At 10:27 AM 5/16/02 -0700, Chris Moll wrote:
Joseph Bishop wrote:
.........
Yes, we use 8K blocks. Has anyone run snoop to see if there is excessive calling to DNS for a lookup of the filer. That is something I saw recently.
We've seen aberant DNS behaviour certainly - the worst being misconfigured DHCP hanging mountd on the netapp. Looks ok now though.
I would not have DHCP on an NFS machine. Only fixed IP.
Is the Network dedicated to the NetApp? Are you on Gigabit Ethernet?
yes (100Mbit), no (about to switch to gigE)
That will bump your database performance by 100-200%
Also, I think that 8.1.7 is better on Solaris 2.8.
interesting, the newest machines are 2.8 but at the moment the main workhorses are still 2.6.
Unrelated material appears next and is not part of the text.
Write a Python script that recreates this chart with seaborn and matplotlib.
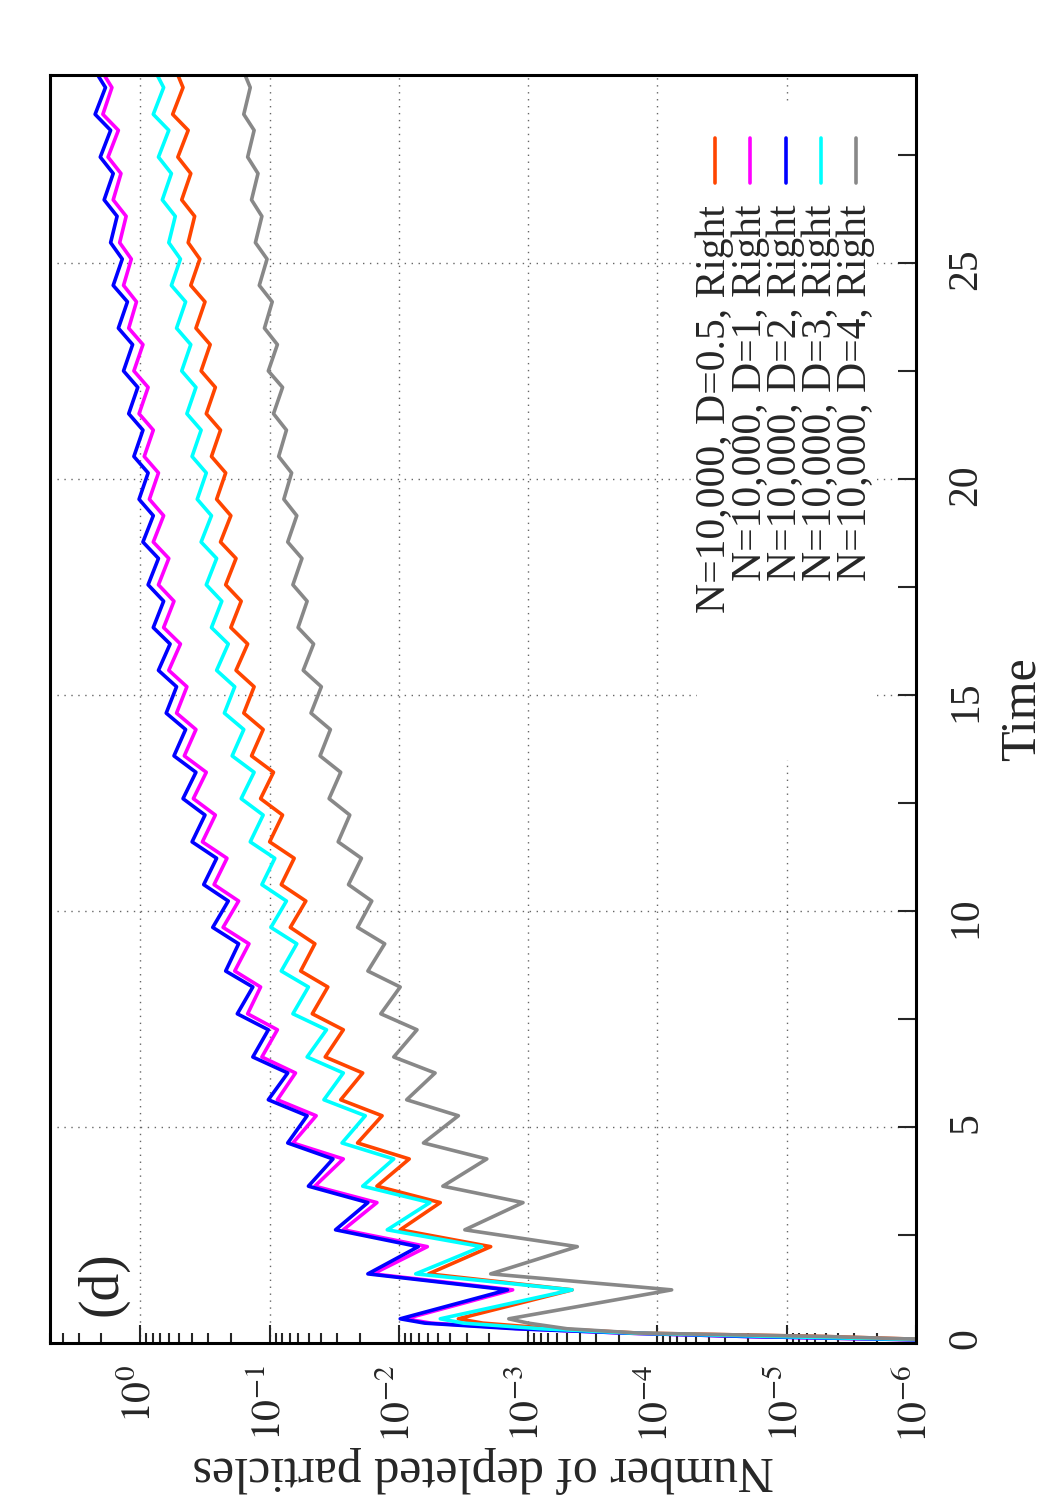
import numpy as np
import pandas as pd
import matplotlib
matplotlib.use("Agg")
import matplotlib.pyplot as plt
from matplotlib.lines import Line2D
from matplotlib.patches import Rectangle
from matplotlib.ticker import (FixedLocator, LogLocator, NullFormatter,
                               MultipleLocator, FuncFormatter)
import seaborn as sns

# Time samples (peaks / troughs of the oscillation)
time = [0.0, 0.08, 0.15, 0.23, 0.33, 0.46,
        0.56,
        1.23, 1.60, 2.23, 2.62, 3.25, 3.63, 4.26, 4.63, 5.26, 5.63,
        6.25, 6.62, 7.25, 7.62, 8.24, 8.61, 9.24, 9.62, 10.23, 10.61,
        11.22, 11.60, 12.22, 12.60, 13.21, 13.59, 14.20, 14.58, 15.19, 15.57,
        16.18, 16.56, 17.17, 17.55, 18.16, 18.54, 19.15, 19.53, 20.14, 20.52,
        21.13, 21.51, 22.12, 22.50, 23.11, 23.49, 24.10, 24.48, 25.09, 25.47,
        26.08, 26.46, 27.07, 27.45, 28.07, 28.44,
        29.06, 29.35]

# log10 of the number of depleted particles for each run
exp_d05 = [-7, -6.1, -5.3, -3.85, -3.2, -2.65,
           -2.46,
           -3.34, -2.23, -2.71, -2.01, -2.32, -1.83, -2.08, -1.68, -1.87, -1.55,
           -1.72, -1.43, -1.57, -1.33, -1.45, -1.24, -1.35, -1.16, -1.28, -1.09,
           -1.19, -1.00, -1.10, -0.93, -1.03, -0.86, -0.95, -0.80, -0.88, -0.74,
           -0.83, -0.70, -0.78, -0.66, -0.74, -0.62, -0.70, -0.59, -0.66, -0.55,
           -0.62, -0.51, -0.58, -0.47, -0.54, -0.43, -0.50, -0.39, -0.46, -0.37,
           -0.42, -0.32, -0.39, -0.29, -0.37, -0.25,
           -0.33, -0.29]
exp_d1 = [-7, -5.9, -4.7, -3.75, -2.95, -2.25,
          -2.05,
          -2.88, -1.80, -2.22, -1.57, -1.83, -1.35, -1.57, -1.18, -1.36, -1.06,
          -1.20, -0.94, -1.06, -0.83, -0.93, -0.73, -0.84, -0.64, -0.76, -0.57,
          -0.67, -0.48, -0.58, -0.41, -0.51, -0.34, -0.43, -0.28, -0.36, -0.22,
          -0.31, -0.18, -0.26, -0.14, -0.22, -0.10, -0.18, -0.07, -0.14, -0.03,
          -0.10, 0.01, -0.06, 0.05, -0.02, 0.09, 0.03, 0.13, 0.07, 0.16,
          0.11, 0.21, 0.15, 0.25, 0.17, 0.29,
          0.22, 0.28]
exp_d2 = [-7, -5.9, -4.7, -3.75, -2.9, -2.2,
          -2.01,
          -2.84, -1.76, -2.15, -1.51, -1.76, -1.30, -1.49, -1.14, -1.29, -0.99,
          -1.14, -0.87, -0.99, -0.75, -0.87, -0.66, -0.76, -0.56, -0.68, -0.49,
          -0.59, -0.40, -0.50, -0.33, -0.43, -0.26, -0.35, -0.20, -0.28, -0.14,
          -0.23, -0.10, -0.18, -0.06, -0.14, -0.02, -0.10, 0.01, -0.06, 0.05,
          -0.02, 0.09, 0.02, 0.13, 0.06, 0.17, 0.10, 0.21, 0.14, 0.23,
          0.18, 0.28, 0.21, 0.31, 0.23, 0.35,
          0.27, 0.33]
exp_d3 = [-7, -6.0, -4.9, -3.8, -3.1, -2.5,
          -2.32,
          -3.34, -2.13, -2.64, -1.91, -2.24, -1.72, -1.96, -1.56, -1.74, -1.42,
          -1.57, -1.29, -1.44, -1.18, -1.30, -1.09, -1.21, -1.01, -1.13, -0.94,
          -1.04, -0.85, -0.95, -0.78, -0.88, -0.71, -0.80, -0.65, -0.73, -0.59,
          -0.68, -0.55, -0.63, -0.51, -0.59, -0.47, -0.55, -0.44, -0.51, -0.40,
          -0.47, -0.36, -0.43, -0.32, -0.39, -0.28, -0.35, -0.24, -0.31, -0.22,
          -0.27, -0.17, -0.24, -0.14, -0.22, -0.10,
          -0.18, -0.13]
exp_d4 = [-7, -6.1, -5.3, -3.85, -3.3, -3.0,
          -2.85,
          -4.11, -2.71, -3.38, -2.51, -2.96, -2.34, -2.68, -2.19, -2.46, -2.06,
          -2.28, -1.96, -2.14, -1.86, -2.01, -1.76, -1.89, -1.68, -1.79, -1.61,
          -1.71, -1.53, -1.62, -1.46, -1.55, -1.39, -1.47, -1.32, -1.40, -1.26,
          -1.34, -1.22, -1.29, -1.18, -1.25, -1.14, -1.21, -1.11, -1.17, -1.07,
          -1.13, -1.03, -1.10, -0.99, -1.06, -0.96, -1.02, -0.92, -0.98, -0.89,
          -0.94, -0.86, -0.91, -0.83, -0.88, -0.80,
          -0.85, -0.81]

labels = ["N=10,000, D=0.5, Right", "N=10,000, D=1, Right", "N=10,000, D=2, Right",
          "N=10,000, D=3, Right", "N=10,000, D=4, Right"]
colors = ["#ff4500", "#ff00ff", "#0000ff", "#00ffff", "#888888"]
series = [exp_d05, exp_d1, exp_d2, exp_d3, exp_d4]
decades = [1e-6, 1e-5, 1e-4, 1e-3, 1e-2, 1e-1, 1e0]

sns.set_theme(style="ticks")
plt.rcParams["font.family"] = ["Liberation Serif", "DejaVu Serif"]
plt.rcParams["mathtext.fontset"] = "stix"

frames = []
for lab, e in zip(labels, series):
    frames.append(pd.DataFrame({"time": time, "value": 10.0 ** np.array(e), "run": lab}))
df = pd.concat(frames, ignore_index=True)

fig = plt.figure(figsize=(10.5, 15), dpi=100)
ax = fig.add_axes([50 / 1050, 157 / 1500, 866 / 1050, 1268 / 1500])

sns.lineplot(data=df, x="value", y="time", hue="run", hue_order=labels,
             palette=dict(zip(labels, colors)), orient="y", estimator=None,
             legend=False, lw=2.6, solid_joinstyle="round", ax=ax)

ax.set_xscale("log")
ax.set_xlim(5, 1e-6)
ax.set_ylim(0, 29.35)

# grid
ax.set_axisbelow(True)
ax.grid(True, which="major", ls=(0, (1, 4)), color="0.4", lw=1.0)
ax.grid(False, which="minor")

# log axis (bottom)
ax.xaxis.set_major_locator(FixedLocator(decades))
ax.xaxis.set_minor_locator(LogLocator(base=10, subs=np.arange(2, 10), numticks=20))
ax.xaxis.set_minor_formatter(NullFormatter())
ax.xaxis.set_major_formatter(FuncFormatter(lambda v, _: r"$10^{%d}$" % round(np.log10(v))))
ax.tick_params(axis="x", which="both", direction="in", top=False, bottom=True,
               labelrotation=90, labelsize=30, pad=16, width=1.5)
ax.tick_params(axis="x", which="major", length=13)
ax.tick_params(axis="x", which="minor", length=7)

# time axis (right)
ax.yaxis.set_major_locator(MultipleLocator(5))
ax.yaxis.set_minor_locator(MultipleLocator(2.5))
ax.yaxis.tick_right()
ax.tick_params(axis="y", which="both", direction="in", left=False, right=True,
               labelleft=False, labelright=True, labelrotation=90,
               labelsize=30, pad=22, width=1.5, length=13)

for s in ax.spines.values():
    s.set_linewidth(2.2)
    s.set_color("black")

ax.set_xlabel("Number of depleted particles", rotation=180, fontsize=36, labelpad=2)
ax.yaxis.set_label_position("right")
ax.set_ylabel("Time", rotation=90, fontsize=36, labelpad=10)

# key (drawn rotated, like the original)
ax.add_patch(Rectangle((0.747, 0.46), 0.208, 0.518, transform=ax.transAxes,
                       facecolor="white", edgecolor="none", zorder=1))
for i, (lab, col) in enumerate(zip(labels, colors)):
    xi = (715 + 35.3 * i - 50) / 866
    ax.text(xi, 0.8975, lab, rotation=90, rotation_mode="anchor", ha="right",
            va="center", transform=ax.transAxes, fontsize=30, zorder=3)
    ax.add_line(Line2D([xi, xi], [0.915, 0.950], transform=ax.transAxes,
                       color=col, lw=2.6, zorder=3))

ax.text(0.061, 0.047, "(d)", rotation=90, fontsize=40, transform=ax.transAxes,
        ha="center", va="center")

fig.savefig("out.png", dpi=100)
Latest developments: after various efforts at tuning the DBs, it now appears that for most jobs the performance difference has been more than made up for. In fact one big job runs somewhat faster on the netapp than on local disk... There was one remaining pathalogical job, but just today one of the programmers discovered an SQL change dramatically sped the job up.
So in summary: it appears to me that oracle 8.1.7 has changes to it that may cause worse performance for poorly configured DBs compared to oracle 8.0.5, especially on the netapp. A bit of standard Oracle tuning wipes out the difference and brings the netapp back much closer to local disk performance (with 100MBit). But in certain cases SQL changes were the cure (always a waste tweaking performance parameters when the application is doing something grossly inefficient...)
Yep, SQL can be a hog. I had a query once that ran for over a minute. Problem was our application needed it to complete in less than 2 seconds. After reworking the query into a stored procedure with 2 queries, we got to .3 seconds.
Chris Moll Lawrence Berkeley Laboratory
Nice chatting with you. Any help I can give ....you can have.